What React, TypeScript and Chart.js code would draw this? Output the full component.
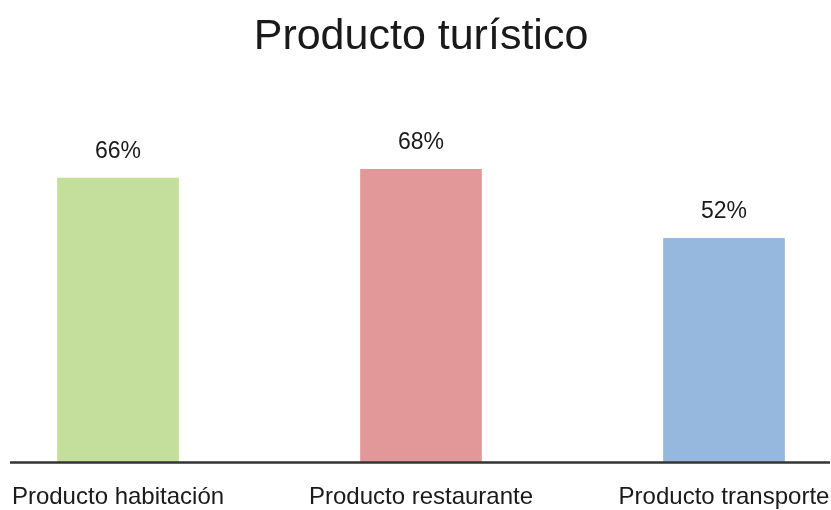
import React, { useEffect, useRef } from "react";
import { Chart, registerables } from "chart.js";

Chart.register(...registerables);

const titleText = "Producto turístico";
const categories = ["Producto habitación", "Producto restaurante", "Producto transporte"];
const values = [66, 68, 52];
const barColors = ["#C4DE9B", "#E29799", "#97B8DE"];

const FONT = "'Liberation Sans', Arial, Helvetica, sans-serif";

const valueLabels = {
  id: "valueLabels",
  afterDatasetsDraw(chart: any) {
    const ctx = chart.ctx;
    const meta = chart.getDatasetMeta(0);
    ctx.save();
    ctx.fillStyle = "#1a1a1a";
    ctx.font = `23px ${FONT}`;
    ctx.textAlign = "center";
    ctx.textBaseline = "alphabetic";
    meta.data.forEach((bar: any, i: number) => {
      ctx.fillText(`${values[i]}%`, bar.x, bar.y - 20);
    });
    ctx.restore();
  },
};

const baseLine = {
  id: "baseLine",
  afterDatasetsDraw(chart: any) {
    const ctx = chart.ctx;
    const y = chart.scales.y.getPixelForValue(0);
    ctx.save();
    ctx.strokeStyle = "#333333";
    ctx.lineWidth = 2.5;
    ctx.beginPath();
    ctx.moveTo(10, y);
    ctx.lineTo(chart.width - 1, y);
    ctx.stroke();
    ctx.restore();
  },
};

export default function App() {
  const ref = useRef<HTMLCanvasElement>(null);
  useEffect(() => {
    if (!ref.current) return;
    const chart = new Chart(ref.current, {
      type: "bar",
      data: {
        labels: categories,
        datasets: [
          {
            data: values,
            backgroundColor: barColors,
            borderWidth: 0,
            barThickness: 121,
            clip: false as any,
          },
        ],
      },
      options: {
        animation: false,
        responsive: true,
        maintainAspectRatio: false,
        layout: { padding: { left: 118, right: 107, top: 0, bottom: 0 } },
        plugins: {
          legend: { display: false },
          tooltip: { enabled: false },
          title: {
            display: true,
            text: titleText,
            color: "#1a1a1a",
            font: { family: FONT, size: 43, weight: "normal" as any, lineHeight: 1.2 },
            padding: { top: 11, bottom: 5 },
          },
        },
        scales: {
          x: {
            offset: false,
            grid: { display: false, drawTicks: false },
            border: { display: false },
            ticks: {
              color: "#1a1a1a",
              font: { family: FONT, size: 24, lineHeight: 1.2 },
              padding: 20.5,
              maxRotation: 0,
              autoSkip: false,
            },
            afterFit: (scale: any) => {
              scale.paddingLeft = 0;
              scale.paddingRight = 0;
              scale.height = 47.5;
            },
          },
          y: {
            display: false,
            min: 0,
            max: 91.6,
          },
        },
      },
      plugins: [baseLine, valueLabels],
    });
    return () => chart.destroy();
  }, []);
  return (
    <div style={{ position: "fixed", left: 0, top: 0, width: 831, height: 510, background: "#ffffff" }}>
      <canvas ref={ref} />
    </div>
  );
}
---
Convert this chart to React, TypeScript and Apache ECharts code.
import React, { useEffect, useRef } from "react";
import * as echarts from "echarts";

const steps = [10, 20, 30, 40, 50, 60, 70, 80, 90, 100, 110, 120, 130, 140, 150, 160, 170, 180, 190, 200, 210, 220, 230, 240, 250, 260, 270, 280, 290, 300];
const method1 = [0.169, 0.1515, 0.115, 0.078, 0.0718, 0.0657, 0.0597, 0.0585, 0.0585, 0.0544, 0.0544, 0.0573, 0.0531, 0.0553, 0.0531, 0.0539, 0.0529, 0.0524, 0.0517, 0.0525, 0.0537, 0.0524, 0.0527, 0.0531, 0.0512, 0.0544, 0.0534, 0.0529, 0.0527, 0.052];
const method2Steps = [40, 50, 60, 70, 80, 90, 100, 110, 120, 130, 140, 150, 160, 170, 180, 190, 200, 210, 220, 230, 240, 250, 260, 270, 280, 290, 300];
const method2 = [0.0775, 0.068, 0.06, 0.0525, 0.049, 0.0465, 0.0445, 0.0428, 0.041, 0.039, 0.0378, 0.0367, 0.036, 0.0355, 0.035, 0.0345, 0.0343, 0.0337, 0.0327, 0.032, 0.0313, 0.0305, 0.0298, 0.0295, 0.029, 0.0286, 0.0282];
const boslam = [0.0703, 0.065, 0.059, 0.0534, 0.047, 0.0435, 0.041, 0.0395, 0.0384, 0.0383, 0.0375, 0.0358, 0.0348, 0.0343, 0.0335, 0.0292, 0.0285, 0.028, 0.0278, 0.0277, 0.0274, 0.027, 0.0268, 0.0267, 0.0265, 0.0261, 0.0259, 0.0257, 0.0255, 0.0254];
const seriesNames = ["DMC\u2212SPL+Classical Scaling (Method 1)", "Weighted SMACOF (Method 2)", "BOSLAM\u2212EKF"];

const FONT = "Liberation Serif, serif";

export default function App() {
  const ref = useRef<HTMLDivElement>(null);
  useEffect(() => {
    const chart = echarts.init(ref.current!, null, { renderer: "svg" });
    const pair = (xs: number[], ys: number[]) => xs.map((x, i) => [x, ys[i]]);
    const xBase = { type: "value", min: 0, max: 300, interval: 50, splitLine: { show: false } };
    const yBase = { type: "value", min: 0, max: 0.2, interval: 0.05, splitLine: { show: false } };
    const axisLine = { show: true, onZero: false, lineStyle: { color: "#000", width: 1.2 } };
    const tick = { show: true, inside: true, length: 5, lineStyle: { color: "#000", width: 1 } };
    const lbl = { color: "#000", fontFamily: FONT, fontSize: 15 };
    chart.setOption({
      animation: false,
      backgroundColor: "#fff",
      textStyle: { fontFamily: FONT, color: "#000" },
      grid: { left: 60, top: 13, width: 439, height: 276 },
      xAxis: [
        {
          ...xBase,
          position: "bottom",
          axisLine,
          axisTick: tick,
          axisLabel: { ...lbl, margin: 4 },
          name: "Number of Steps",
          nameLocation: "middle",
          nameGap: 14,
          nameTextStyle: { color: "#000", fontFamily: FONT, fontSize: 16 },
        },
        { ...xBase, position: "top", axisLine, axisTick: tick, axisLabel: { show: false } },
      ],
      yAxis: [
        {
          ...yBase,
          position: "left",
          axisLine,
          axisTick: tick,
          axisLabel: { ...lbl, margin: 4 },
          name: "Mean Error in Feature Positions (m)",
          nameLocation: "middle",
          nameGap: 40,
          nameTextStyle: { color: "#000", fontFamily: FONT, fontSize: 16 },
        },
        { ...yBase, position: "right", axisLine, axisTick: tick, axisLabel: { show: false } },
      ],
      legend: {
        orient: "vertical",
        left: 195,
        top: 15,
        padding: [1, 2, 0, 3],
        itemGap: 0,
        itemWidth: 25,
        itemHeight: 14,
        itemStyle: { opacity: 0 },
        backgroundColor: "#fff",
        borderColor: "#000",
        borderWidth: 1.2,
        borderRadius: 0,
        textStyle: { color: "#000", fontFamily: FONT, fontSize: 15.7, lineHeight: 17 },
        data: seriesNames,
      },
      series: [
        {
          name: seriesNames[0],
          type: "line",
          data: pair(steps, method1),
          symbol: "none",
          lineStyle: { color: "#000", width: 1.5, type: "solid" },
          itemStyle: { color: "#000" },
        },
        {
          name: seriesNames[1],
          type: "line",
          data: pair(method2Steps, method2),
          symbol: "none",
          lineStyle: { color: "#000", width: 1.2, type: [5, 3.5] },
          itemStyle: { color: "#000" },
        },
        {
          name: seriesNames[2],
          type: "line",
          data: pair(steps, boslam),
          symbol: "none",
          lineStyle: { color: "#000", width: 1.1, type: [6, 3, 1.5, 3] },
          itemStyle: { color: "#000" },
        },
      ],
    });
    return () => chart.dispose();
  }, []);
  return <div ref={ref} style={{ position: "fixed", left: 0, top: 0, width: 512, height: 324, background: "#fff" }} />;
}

> REQUIRED WORK: Go back over the listing above and copy exactly the lines that begin at the line with "Convert this chart" and stop after the line with "import * as"; leave out every other line.

> THE RESPONSE:
Convert this chart to React, TypeScript and Apache ECharts code.
import React, { useEffect, useRef } from "react";
import * as echarts from "echarts";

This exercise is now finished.